ACA young adult coverage expansion represents “a rare public policy success,” report finds
The Patient Protection and Affordable Care Act (ACA) provision allowing parents to cover their young adult children under their employer-sponsored health insurance plans resulted in a 3.5 percentage point decline in the number of uninsured young adults who were eligible for the expansion. This was among the conclusions of study reviewed in The Role of Federal and State Dependent Coverage Eligibility Policies on the Health Insurance Status of Young Adults, Working Paper 18254, from the National Bureau of Economic Research (NBER).
The ACA requires a group health plan and a health insurance issuer offering group or individual health insurance that provides dependent coverage for children to continue to make health coverage available for an adult child until the child turns 26 years old. Unlike the young adult coverage expansion laws in most of the 31 states that have enacted such laws, this ACA provision applies regardless of whether or not the dependent is a full-time student, disabled, or married. Furthermore, the ACA provision prohibits a higher premium for the young adult dependent, while nine states either required or allowed higher premiums for enrolled young adults. In 2009, prior to the ACA enactment in 2010, 31.4 percent of young adults were uninsured.
According to the NBER report, “without interactions between state and federal reforms we attribute to the ACA dependent coverage rules a more than 25 percent rise in the share of targeted young adults with non-spousal dependent coverage (a 5.3 percentage point increase) and a nearly 10 percent drop in their uninsured rate (a 3.5 percentage point decline) between 2009 and 2010. This decline in the uninsured translates to about 716,000 young adults gaining coverage as a result of the ACA in 2010.” (Emphasis in original) Furthermore, the report noted that “the decline in the share of the population uninsured indicates that many of those gaining dependent coverage did not switch from other sources.”
The report noted that the increased coverage rate was greater among young adults ages 19 through 25 targeted both by state laws that aimed to expand young adult access and the ACA. NBER surmised that the state laws that preceded the ACA may have raised awareness of the potential coverage source. The report concluded that “If the ‘priming’ hypothesis is correct, take-up among ACA-targeted young adults who were not eligible under prior state laws will likely grow substantially over time.”

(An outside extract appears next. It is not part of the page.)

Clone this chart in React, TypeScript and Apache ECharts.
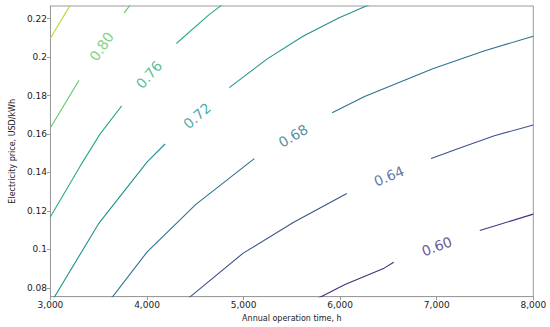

The NBER report concluded that as a result of the ACA young adult coverage expansion “family premiums will increase as more young adults are enrolled. Further, in 2014 when the ACA individual coverage mandate takes effect and the limited anticrowdout provisions in the ACA will end, the availability of dependent coverage may attract comparatively healthy young adults, leaving non-group plans with higher average risk and premiums. Such a shift also may increase the cost of health insurance tax credits available through health benefit exchanges. In addition, businesses that employ primarily young adults may become less likely to offer coverage as fewer young workers seek their own health benefits. Still, the ACA young adult dependent coverage expansion represents a rare public policy success in the effort to cover the uninsured.”